僕は近所のコンビニで働いてるツダくんに認めてもらいたい(後編)

前編から続く)

こんな風に優秀なツダくんに烙印を押されると、僕は耐えられなくなる。彼の冷ややかな視線があまりに辛く、僕は時々、店に一歩足を踏みれて店員が彼しかいないのを見ると、脱出して5分離れたコンビニまでわざわざ足を運ぶことがある。

たまに、ツダくんではないバイトのお姉ちゃんがレジにいることがある。彼女は、僕がポイントカードを通すことに失敗しても「通らなかったみたいです〜」と寝ぼけた声で優しく接してくれるので、僕は彼女がいる時は勇気を振り絞って店に入り、列に並びながら彼女が僕の対応をしてくれることを祈る。
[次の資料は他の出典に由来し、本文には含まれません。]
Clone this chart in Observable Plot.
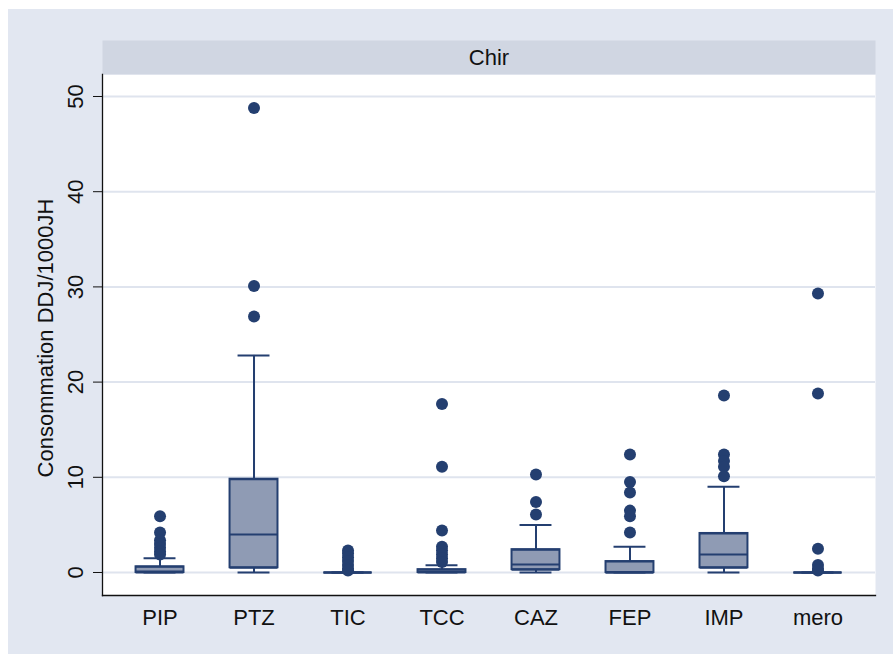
<!DOCTYPE html>
<html>
<head>
<meta charset="utf-8">
<script src="https://cdn.jsdelivr.net/npm/d3@7"></script>
<script src="https://cdn.jsdelivr.net/npm/@observablehq/plot@0.6"></script>
<style>
  html, body { margin: 0; padding: 0; background: #ffffff; overflow: hidden; }
  #chart { position: absolute; left: 8px; top: 9px; }
</style>
</head>
<body>
<div id="chart"></div>
<script>
// ---- data ----
const categories = ["PIP", "PTZ", "TIC", "TCC", "CAZ", "FEP", "IMP", "mero"];
const whiskerLow = [0, 0, 0, 0, 0, 0, 0, 0];
const q1 = [0, 0.5, 0, 0, 0.3, 0, 0.5, 0];
const median = [0.1, 4.0, 0, 0.05, 0.85, 0, 1.9, 0];
const q3 = [0.6, 9.8, 0, 0.3, 2.4, 1.15, 4.1, 0];
const whiskerHigh = [1.5, 22.8, 0, 0.75, 5.0, 2.7, 9.0, 0];
const outliers = [
  [5.9, 4.2, 3.4, 3.0, 2.6, 2.2, 1.9],
  [48.8, 30.1, 26.9],
  [2.3, 2.0, 1.6, 1.2, 0.8, 0.4, 0.2],
  [17.7, 11.1, 4.4, 2.7, 2.3, 1.9, 1.5, 1.1],
  [10.3, 7.4, 6.1],
  [12.4, 9.5, 8.4, 6.5, 5.9, 4.2],
  [18.6, 12.4, 11.7, 11.1, 10.1],
  [29.3, 18.8, 2.5, 0.8, 0.4, 0.2]
];
const yTicks = [0, 10, 20, 30, 40, 50];
const panelTitle = "Chir";
const yLabel = "Consommation DDJ/1000JH";

// ---- tables built from the arrays ----
const boxes = categories.map((c, i) => ({
  cat: c, lo: whiskerLow[i], q1: q1[i], med: median[i], q3: q3[i], hi: whiskerHigh[i]
}));
const points = categories.flatMap((c, i) => outliers[i].map(v => ({cat: c, v})));

const navy = "#243f70";
const boxFill = "#8f9bb4";
const font = "'Liberation Sans', Arial, Helvetica, sans-serif";

const chart = Plot.plot({
  width: 885,
  height: 645,
  marginLeft: 94,
  marginRight: 18,
  marginTop: 65,
  marginBottom: 59,
  style: {background: "#e2e7f1", fontFamily: font, fontSize: "22px", color: "#111"},
  x: {domain: categories, paddingInner: 0.49, paddingOuter: 0.357, round: false, label: null},
  y: {domain: [-2.416, 52.31], label: null},
  marks: [
    Plot.frame({fill: "white", stroke: null}),
    // header strip
    Plot.frame({fill: "#d0d6e2", stroke: null, insetTop: -34, insetBottom: 521}),
    Plot.text([panelTitle], {frameAnchor: "top", dy: -17, lineAnchor: "middle", fontSize: 22, fill: "#111"}),
    // grid
    Plot.ruleY(yTicks, {stroke: "#dfe4ee", strokeWidth: 2}),
    // axes
    Plot.axisY({ticks: yTicks, tickSize: 9, tickFormat: () => "", stroke: "#111"}),
    Plot.text(yTicks, {y: d => d, frameAnchor: "left", dx: -27, rotate: -90, lineAnchor: "middle", textAnchor: "middle", fontSize: 22, fill: "#111"}),
    Plot.text([yLabel], {frameAnchor: "left", dx: -57, dy: 3, rotate: -90, lineAnchor: "middle", textAnchor: "middle", fontSize: 22, fill: "#111"}),
    Plot.axisX({tickSize: 0, tickPadding: 14, fontSize: 22, fill: "#111"}),
    Plot.frame({anchor: "left", stroke: "#111", strokeWidth: 1.3}),
    Plot.frame({anchor: "bottom", stroke: "#111", strokeWidth: 1.3}),
    // whiskers
    Plot.ruleX(boxes, {x: "cat", y1: "q3", y2: "hi", stroke: navy, strokeWidth: 2}),
    Plot.ruleX(boxes, {x: "cat", y1: "lo", y2: "q1", stroke: navy, strokeWidth: 2}),
    Plot.tickY(boxes, {x: "cat", y: "hi", stroke: navy, strokeWidth: 2, insetLeft: 8, insetRight: 8}),
    Plot.tickY(boxes, {x: "cat", y: "lo", stroke: navy, strokeWidth: 2, insetLeft: 8, insetRight: 8}),
    // boxes
    Plot.barY(boxes, {x: "cat", y1: "q1", y2: "q3", fill: boxFill, stroke: navy, strokeWidth: 2}),
    Plot.tickY(boxes, {x: "cat", y: "q1", stroke: navy, strokeWidth: 2}),
    Plot.tickY(boxes, {x: "cat", y: "q3", stroke: navy, strokeWidth: 2}),
    Plot.tickY(boxes, {x: "cat", y: "med", stroke: navy, strokeWidth: 2}),
    // outliers
    Plot.dot(points, {x: "cat", y: "v", r: 6, fill: navy, stroke: null})
  ]
});
document.getElementById("chart").append(chart);
</script>
</body>
</html>
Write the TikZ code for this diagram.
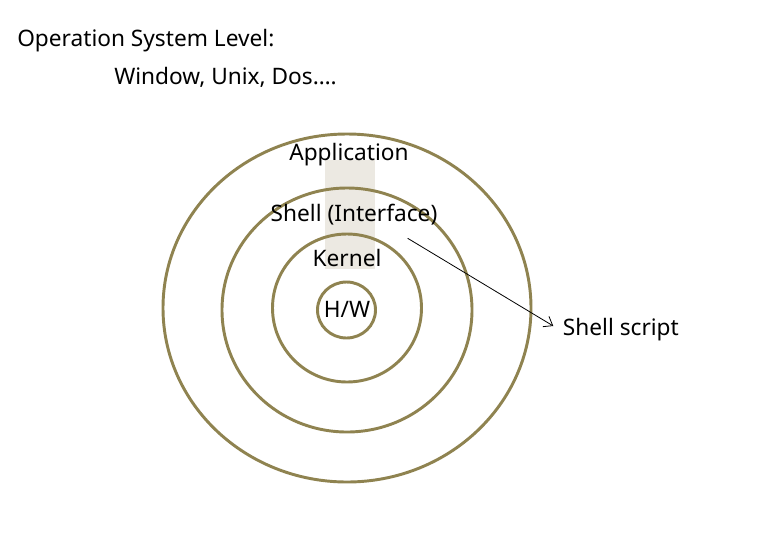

しかし、天然のお姉ちゃんより優秀なツダくんの方が勤勉のようである。大抵の日はツダくんしかレジにいないので、結局僕はツダくんを避けられない運命にいる。

そんなツダくんに対して、僕は一つだけお願いがある。

僕に弁明する機会を与えてもらいたい。そうすれば、僕は彼が思っているよりずっとできる人間なんだということを分かってもらえると思う。

たとえば、優しいお姉ちゃんがレジ打ちの時は、5割以上の確率でちゃんと1回目でポイントカードが読み取れていることを指摘したい。ツダくんがレジ打ちの時に何度もカードを通さなきゃならないのは、彼が優秀すぎて、僕が彼の前で緊張しちゃうからだ。

さらに、ツダくんは僕について「ポイントカードを読取機に通せないようなヤツは何もできない」と人間としての価値を全面否定してそうなので、僕は彼に対して、自分がちゃんと仕事をしており、給料も貰えて、自立した生活ができていることを説明したい。僕が日常生活でプータローにしか見えないところも、ツダくんに評価してもらうためには改めようかと思っている。

このように、僕は一般的に常に誰からも愛されたいキャラだが、今の僕は、ツダくんにだけは認めてもらいたいとの一心だ。